Charles Wheeler recalls the race to publish the story of the Dalai Lama's flight from Lhasa in March 1959.
Sunday 13 July 2008 at 1.30pm
In 1959 Charles Wheeler was the BBC’s South Asia correspondent. He covered the flight of the Dalai Lama from Tibet and his arrival in India. Almost fifty years on, and in this year where world attention has once again been drawn to the land of snows, Charles brings together four other journalists who reported on this remarkable story, and they remember the events which for the first time fully focussed the world’s attention on Tibet.
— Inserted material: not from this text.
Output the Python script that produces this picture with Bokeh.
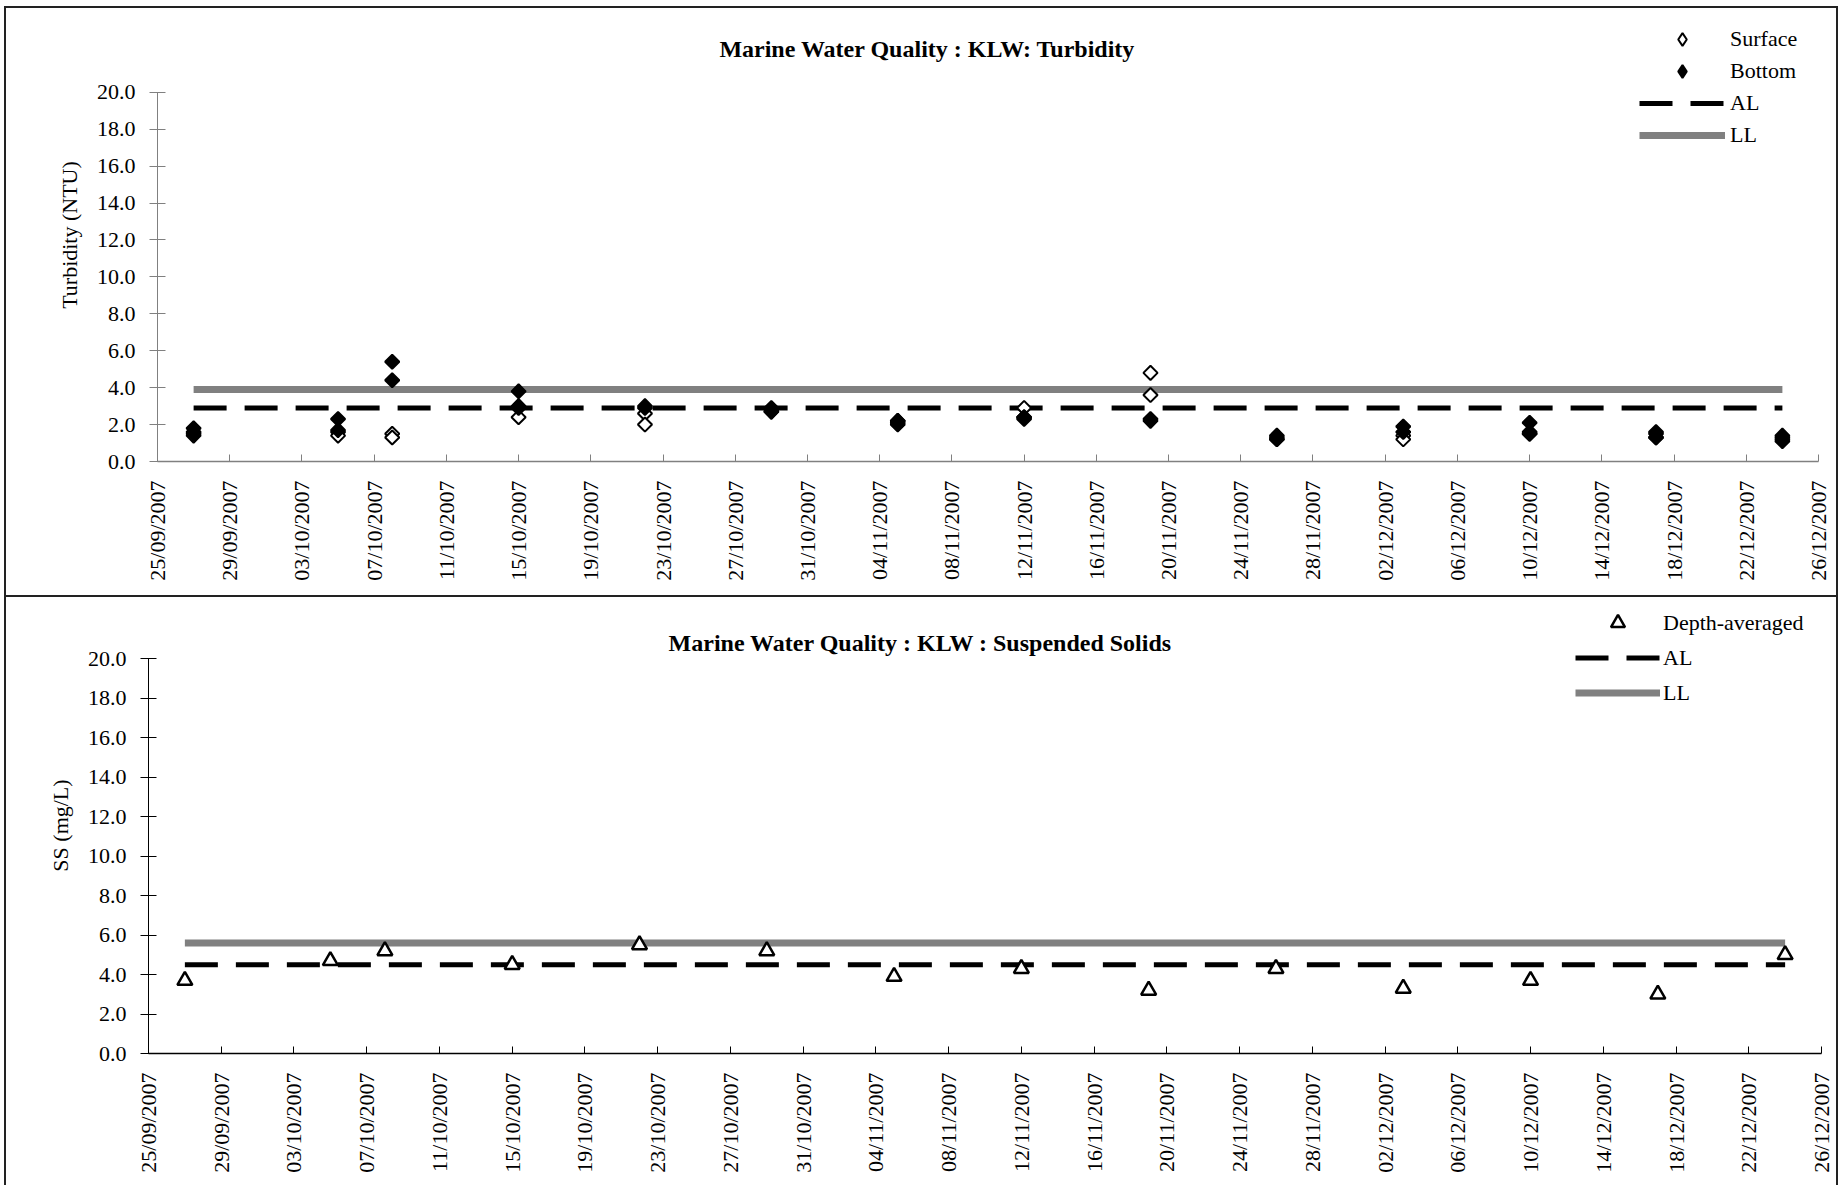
from datetime import datetime
from math import pi

from bokeh.plotting import figure
from bokeh.models import (Range1d, FixedTicker, DatetimeTickFormatter, PrintfTickFormatter,
                          Legend, LegendItem, Label, ColumnDataSource, CDSView, IndexFilter)
from bokeh.layouts import column
from bokeh.embed import file_html
from bokeh.resources import INLINE

# ---------------- data ----------------
sample_dates = ["27/09/2007", "05/10/2007", "08/10/2007", "15/10/2007", "22/10/2007",
                "29/10/2007", "05/11/2007", "12/11/2007", "19/11/2007", "26/11/2007",
                "03/12/2007", "10/12/2007", "17/12/2007", "24/12/2007"]

# Turbidity (NTU): two readings per sampling day at each depth
surface_1 = [1.6, 1.6, 1.5, 2.4, 2.6, 2.8, 2.2, 2.9, 4.8, 1.3, 1.4, 1.6, 1.5, 1.3]
surface_2 = [1.4, 1.4, 1.3, 2.9, 2.0, 2.7, 2.0, 2.4, 3.6, 1.2, 1.2, 1.5, 1.3, 1.2]
bottom_1 = [1.8, 2.3, 5.4, 3.8, 3.0, 2.9, 2.2, 2.4, 2.3, 1.4, 1.9, 2.1, 1.6, 1.4]
bottom_2 = [1.5, 1.7, 4.4, 3.0, 2.9, 2.7, 2.1, 2.3, 2.2, 1.2, 1.6, 1.5, 1.3, 1.1]
turb_AL = 2.9
turb_LL = 3.9

# Suspended solids (mg/L), depth-averaged
ss_depth_avg = [3.7, 4.7, 5.2, 4.5, 5.5, 5.2, 3.9, 4.3, 3.2, 4.3, 3.3, 3.7, 3.0, 5.0]
ss_AL = 4.5
ss_LL = 5.6

x_tick_labels = ["25/09/2007", "29/09/2007", "03/10/2007", "07/10/2007", "11/10/2007",
                 "15/10/2007", "19/10/2007", "23/10/2007", "27/10/2007", "31/10/2007",
                 "04/11/2007", "08/11/2007", "12/11/2007", "16/11/2007", "20/11/2007",
                 "24/11/2007", "28/11/2007", "02/12/2007", "06/12/2007", "10/12/2007",
                 "14/12/2007", "18/12/2007", "22/12/2007", "26/12/2007"]
y_ticks = [0, 2, 4, 6, 8, 10, 12, 14, 16, 18, 20]
y_axis_max = 20

title_top = "Marine Water Quality : KLW: Turbidity"
title_bottom = "Marine Water Quality : KLW : Suspended Solids"

# ---------------- helpers ----------------
EPOCH = datetime(1970, 1, 1)


def to_ms(s):
    return (datetime.strptime(s, "%d/%m/%Y") - EPOCH).total_seconds() * 1000.0


dates_ms = [to_ms(d) for d in sample_dates]
ticks_ms = [to_ms(d) for d in x_tick_labels]

SERIF = "Liberation Serif"
FMT = "%d/%m/%Y"
CANVAS_W = 1830


def make_fig(height, ml, mr, mb, axis_px, styles, axis_color):
    """Frame spans from the canvas top down to the x axis; the y axis itself is
    bounded to 0..20 and occupies axis_px pixels at the bottom of the frame."""
    frame_h = height - mb
    y_top = y_axis_max * frame_h / axis_px
    p = figure(width=CANVAS_W, height=height, x_axis_type="datetime",
               x_range=Range1d(ticks_ms[0], ticks_ms[-1]), y_range=Range1d(0, y_top),
               output_backend="svg", toolbar_location=None,
               min_border_left=ml, min_border_right=mr, min_border_top=0, min_border_bottom=mb,
               styles=styles)
    p.frame_align = False
    p.xgrid.visible = False
    p.ygrid.visible = False
    p.outline_line_color = None
    p.background_fill_color = "white"
    p.border_fill_color = "white"

    xa = p.xaxis[0]
    xa.ticker = FixedTicker(ticks=ticks_ms)
    xa.formatter = DatetimeTickFormatter(days=FMT, months=FMT, years=FMT, hours=FMT,
                                         hourmin=FMT, minutes=FMT, minsec=FMT, seconds=FMT,
                                         milliseconds=FMT, microseconds=FMT)
    xa.major_label_orientation = pi / 2
    xa.major_label_text_font = SERIF
    xa.major_label_text_font_size = "22px"
    xa.major_label_text_color = "black"
    xa.major_label_standoff = 19
    xa.major_tick_in = 7
    xa.major_tick_out = 0
    xa.minor_tick_line_color = None
    xa.axis_line_color = axis_color
    xa.major_tick_line_color = axis_color
    xa.axis_line_width = 1.5

    ya = p.yaxis[0]
    ya.bounds = (0, y_axis_max)
    ya.ticker = FixedTicker(ticks=y_ticks)
    ya.formatter = PrintfTickFormatter(format="%.1f")
    ya.major_label_text_font = SERIF
    ya.major_label_text_font_size = "22px"
    ya.major_label_text_color = "black"
    ya.major_label_standoff = 14
    ya.major_tick_in = 8
    ya.major_tick_out = 8
    ya.minor_tick_line_color = None
    ya.axis_line_color = axis_color
    ya.major_tick_line_color = axis_color
    ya.axis_label_text_font = SERIF
    ya.axis_label_text_font_size = "22px"
    ya.axis_label_text_font_style = "normal"
    ya.axis_label_text_color = "black"
    ya.axis_label_standoff = 12
    return p


BORDER = "2px solid #222"

# ---------------- top panel: turbidity ----------------
p1 = make_fig(587, 151, 22, 138, 366,
              {"border": BORDER, "box-sizing": "content-box"}, "#808080")
p1.yaxis[0].axis_label = "Turbidity (NTU)"
# a y range that the frame never shows, used only by the legend swatches below
p1.extra_y_ranges = {"legend_only": Range1d(1000, 1001)}

span_x = [dates_ms[0], dates_ms[-1]]
r_ll1 = p1.line(x=span_x, y=[turb_LL, turb_LL], line_color="#808080", line_width=7)
r_al1 = p1.line(x=span_x, y=[turb_AL, turb_AL], line_color="black", line_width=5,
                line_dash="33 18")

src_s = ColumnDataSource(dict(x=dates_ms + dates_ms, y=surface_1 + surface_2))
src_b = ColumnDataSource(dict(x=dates_ms + dates_ms, y=bottom_1 + bottom_2))
r_s = p1.scatter("x", "y", source=src_s, marker="square", angle=pi / 4, size=10,
                 fill_color="white", line_color="black", line_width=2)
r_b = p1.scatter("x", "y", source=src_b, marker="square", angle=pi / 4, size=10,
                 fill_color="black", line_color="black", line_width=2)

# legend swatches: diamond marker on the off-screen range (nothing drawn in the frame)
lg_s = p1.scatter("x", "y", source=src_s, view=CDSView(filter=IndexFilter(indices=[0])),
                  y_range_name="legend_only", marker="diamond",
                  fill_color="white", line_color="black", line_width=2)
lg_b = p1.scatter("x", "y", source=src_b, view=CDSView(filter=IndexFilter(indices=[0])),
                  y_range_name="legend_only", marker="diamond",
                  fill_color="black", line_color="black", line_width=2)

leg1 = Legend(items=[LegendItem(label="Surface", renderers=[lg_s]),
                     LegendItem(label="Bottom", renderers=[lg_b]),
                     LegendItem(label="AL", renderers=[r_al1]),
                     LegendItem(label="LL", renderers=[r_ll1])],
              location=(1482, 310), orientation="vertical", padding=0, margin=0, spacing=0,
              glyph_width=86, glyph_height=32, label_height=32, label_standoff=5,
              border_line_color=None, background_fill_alpha=0,
              label_text_font=SERIF, label_text_font_size="22px", label_text_color="black")
p1.add_layout(leg1)

p1.add_layout(Label(x=770, y=413, x_units="screen", y_units="screen", text=title_top,
                    text_align="center", text_baseline="middle", text_font=SERIF,
                    text_font_style="bold", text_font_size="24px", text_color="black"))

# ---------------- bottom panel: suspended solids ----------------
p2 = make_fig(588, 142, 19, 132, 395,
              {"border-left": BORDER, "border-right": BORDER, "box-sizing": "content-box"},
              "black")
p2.yaxis[0].axis_label = "SS (mg/L)"

r_ll2 = p2.line(x=span_x, y=[ss_LL, ss_LL], line_color="#808080", line_width=7)
r_al2 = p2.line(x=span_x, y=[ss_AL, ss_AL], line_color="black", line_width=5,
                line_dash="33 18")
src_ss = ColumnDataSource(dict(x=dates_ms, y=ss_depth_avg))
r_ss = p2.scatter("x", "y", source=src_ss, marker="triangle", size=15,
                  fill_color="white", line_color="black", line_width=2.5)

leg2 = Legend(items=[LegendItem(label="Depth-averaged", renderers=[r_ss]),
                     LegendItem(label="AL", renderers=[r_al2]),
                     LegendItem(label="LL", renderers=[r_ll2])],
              location=(1427, 343), orientation="vertical", padding=0, margin=0, spacing=0,
              glyph_width=85, glyph_height=35, label_height=35, label_standoff=3,
              border_line_color=None, background_fill_alpha=0,
              label_text_font=SERIF, label_text_font_size="22px", label_text_color="black")
p2.add_layout(leg2)

p2.add_layout(Label(x=772, y=411, x_units="screen", y_units="screen", text=title_bottom,
                    text_align="center", text_baseline="middle", text_font=SERIF,
                    text_font_style="bold", text_font_size="24px", text_color="black"))

layout = column(p1, p2, spacing=0, styles={"margin-left": "4px", "margin-top": "6px"})
open("out.html", "w").write(file_html(layout, INLINE))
Dalai Lama greets reporters in 1959.
In March 1959, reports filtered through of a Tibetan Uprising against occupying Chinese forces. When reports confirmed that the Tibetans’ spiritual leader had escaped Lhasa, a race ensued. Whilst Chinese soldiers scoured the Tibetan mountain passes in pursuit of the Dalai Lama, on the other side of the Himalayas impatient journalists raced to publish maps of his escape route.
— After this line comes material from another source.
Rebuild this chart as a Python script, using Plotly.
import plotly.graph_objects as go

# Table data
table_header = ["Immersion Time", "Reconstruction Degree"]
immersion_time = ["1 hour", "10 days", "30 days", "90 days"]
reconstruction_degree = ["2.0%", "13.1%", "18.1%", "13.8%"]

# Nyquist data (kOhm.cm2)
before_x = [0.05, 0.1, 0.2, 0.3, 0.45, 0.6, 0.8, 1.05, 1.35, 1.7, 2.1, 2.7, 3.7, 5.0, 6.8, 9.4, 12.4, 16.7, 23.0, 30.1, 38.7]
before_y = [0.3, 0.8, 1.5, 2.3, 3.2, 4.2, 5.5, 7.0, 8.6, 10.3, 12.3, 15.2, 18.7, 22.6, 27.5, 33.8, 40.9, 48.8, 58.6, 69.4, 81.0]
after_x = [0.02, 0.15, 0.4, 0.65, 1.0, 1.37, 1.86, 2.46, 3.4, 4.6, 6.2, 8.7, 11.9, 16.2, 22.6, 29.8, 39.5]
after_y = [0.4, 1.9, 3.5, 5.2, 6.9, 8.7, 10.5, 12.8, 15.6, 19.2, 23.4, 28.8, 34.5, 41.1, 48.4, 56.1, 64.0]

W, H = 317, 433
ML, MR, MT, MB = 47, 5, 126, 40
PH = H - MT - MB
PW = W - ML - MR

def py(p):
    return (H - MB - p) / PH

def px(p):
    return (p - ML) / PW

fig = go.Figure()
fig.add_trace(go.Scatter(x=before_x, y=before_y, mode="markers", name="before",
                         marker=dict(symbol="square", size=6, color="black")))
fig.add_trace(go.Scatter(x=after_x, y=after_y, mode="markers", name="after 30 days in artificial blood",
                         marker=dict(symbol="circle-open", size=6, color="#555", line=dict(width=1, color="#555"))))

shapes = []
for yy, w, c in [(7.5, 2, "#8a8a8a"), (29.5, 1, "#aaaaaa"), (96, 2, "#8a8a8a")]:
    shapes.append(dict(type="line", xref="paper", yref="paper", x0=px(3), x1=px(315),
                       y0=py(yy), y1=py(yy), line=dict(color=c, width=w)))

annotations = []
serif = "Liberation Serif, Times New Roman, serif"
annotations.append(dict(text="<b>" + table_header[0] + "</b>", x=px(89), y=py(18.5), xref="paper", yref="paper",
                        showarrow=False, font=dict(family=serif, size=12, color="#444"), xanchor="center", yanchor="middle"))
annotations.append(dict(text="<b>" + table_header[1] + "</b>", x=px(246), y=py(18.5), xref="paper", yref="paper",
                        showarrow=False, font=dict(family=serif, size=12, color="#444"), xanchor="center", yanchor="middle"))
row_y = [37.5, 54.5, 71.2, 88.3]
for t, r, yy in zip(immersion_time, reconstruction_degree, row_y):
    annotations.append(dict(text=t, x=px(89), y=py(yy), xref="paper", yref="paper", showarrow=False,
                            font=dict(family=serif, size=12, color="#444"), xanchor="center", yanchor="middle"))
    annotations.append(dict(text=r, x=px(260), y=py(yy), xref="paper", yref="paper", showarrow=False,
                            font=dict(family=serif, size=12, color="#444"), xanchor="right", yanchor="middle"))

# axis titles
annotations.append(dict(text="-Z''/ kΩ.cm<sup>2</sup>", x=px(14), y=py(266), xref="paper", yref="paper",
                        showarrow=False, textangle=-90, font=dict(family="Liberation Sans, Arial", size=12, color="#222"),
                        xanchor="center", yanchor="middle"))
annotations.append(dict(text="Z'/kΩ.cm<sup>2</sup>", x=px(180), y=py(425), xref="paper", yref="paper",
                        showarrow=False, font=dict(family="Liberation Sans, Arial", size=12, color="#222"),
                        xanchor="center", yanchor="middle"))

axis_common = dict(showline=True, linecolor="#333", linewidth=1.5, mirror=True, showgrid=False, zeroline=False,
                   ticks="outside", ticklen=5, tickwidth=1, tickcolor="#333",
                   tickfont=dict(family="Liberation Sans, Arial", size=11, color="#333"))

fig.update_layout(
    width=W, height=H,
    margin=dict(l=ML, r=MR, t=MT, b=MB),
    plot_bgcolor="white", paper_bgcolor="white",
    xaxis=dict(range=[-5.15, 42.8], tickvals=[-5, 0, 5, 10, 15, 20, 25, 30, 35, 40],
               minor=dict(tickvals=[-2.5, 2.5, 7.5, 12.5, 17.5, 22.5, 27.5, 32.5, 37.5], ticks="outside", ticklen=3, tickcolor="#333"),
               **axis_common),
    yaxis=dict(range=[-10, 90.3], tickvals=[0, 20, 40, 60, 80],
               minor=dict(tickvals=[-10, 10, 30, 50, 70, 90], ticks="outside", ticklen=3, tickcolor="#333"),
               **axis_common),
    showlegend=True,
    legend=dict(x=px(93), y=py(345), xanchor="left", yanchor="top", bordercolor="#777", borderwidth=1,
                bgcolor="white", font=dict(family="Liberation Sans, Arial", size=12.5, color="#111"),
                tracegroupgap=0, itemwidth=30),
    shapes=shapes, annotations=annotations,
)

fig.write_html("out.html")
On the 31st March The Reuters duo from Delhi, Peter Jackson and Adrienne Farrell, broke the story that the Dalai Lama had safely reached the Indian border. Jackson hired a plane and made his way North to the tea planters’ town of Tezpur, with Charles Wheeler and several other journalists on board. Elsewhere Peter Woon had been called off another story by his editor at the Daily Express, and cameraman Prem Prakash was despatched by the film agency Visnews. All four met in the foothills of the Himalayas
In hearing the stories of those who joined Charles Wheeler to cover the flight of the Dalai Lama, we travel back in time to a bygone age of jounalism. The excitement of being a correspondent in the 1950s, the technical obstacles which were overcome, and the influences shared seems quite remarkable today.